Since the early 2016 low oil has been in a bear market rally in Intermediate degree.Many are convinced that the world is running out of oil and that higher price could happen at any time.

Folks we have a big triple top, which created two fairly large H&S patterns. This is about as bearish of a signal that you can get as Blendstock gas is looking much the same.  I checked for the Death Cross and it has not happened yet but is next inline to do so. That might not happen until crude falls below $60. On the monthly scale we have a different situation, where the Death Cross has already happened.

This is about as bearish of a technical signal you can get and fundamental analysts ignore them on most part. Fundamentals will always tell us the wrong things at the extremes, as commodities  always go the opposite way of what the majority think.

The Gold/Oil ratio is as close to 17:1 as we can get and that was the same extreme ratio when oil crashed in 2014-2015. You can stretch and compress any ratio, but you can “never” break the mathematical connection. I keep a group of about 20 Gold/Ratios and it gives me feedback instantly. When someone forecasts a crazy gold price like $2225 then at 17:1 we should have $130 oil.

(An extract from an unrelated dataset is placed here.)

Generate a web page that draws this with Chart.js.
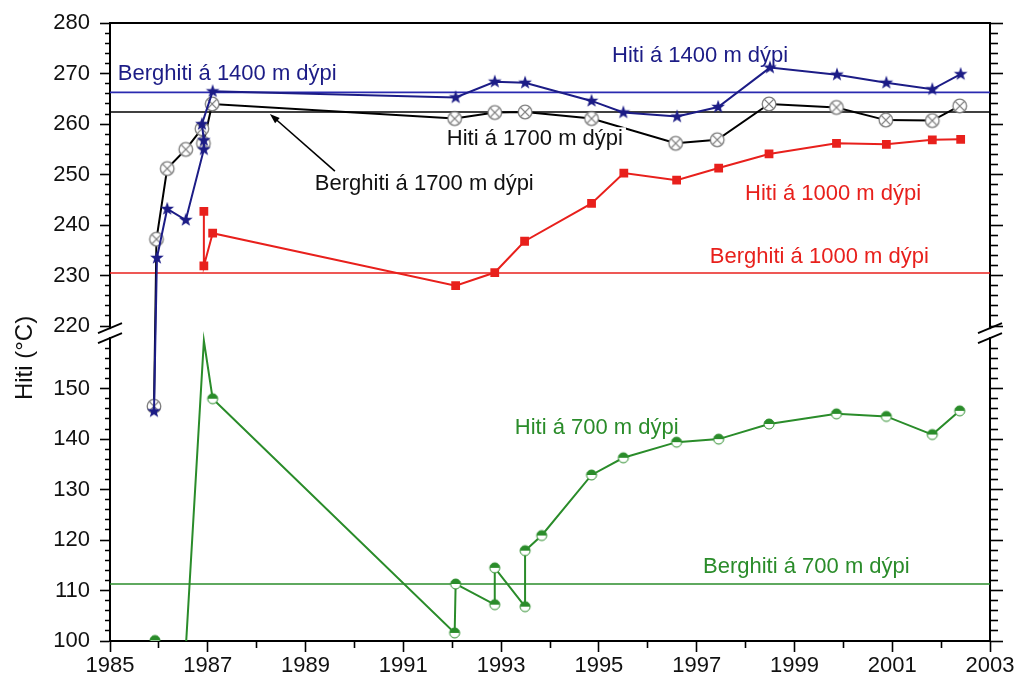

Oil will most likely go below $12 before we will ever see $130 crude oil. Gold investors that think that oil can imploded while gold soars are in living in a fantasy world. The world is going through a deflationary crash and bear market, that nobody expects.

Oil topped 3 years before gold, back in 2008 and what you can see so far is just a big zigzag crash in Cycle degree, which is still not finished. KOL is another Cycle degree zigzag crash, as well as the US dollar has done. All conditions that were before the 2008 crash are present now, and worse.  You don’t want to be bullish on oil when it is sitting on a potential Death Cross.

Chances are good this world is going to get another oil glut and then when they all start to think alike, then the oil market will turn and soar once again. All commodities are connected with giant zigzags and oil is no different.  Any SC degree wave 3 peak in oil should not peak until 2041, so that is a long wait if you are an investor.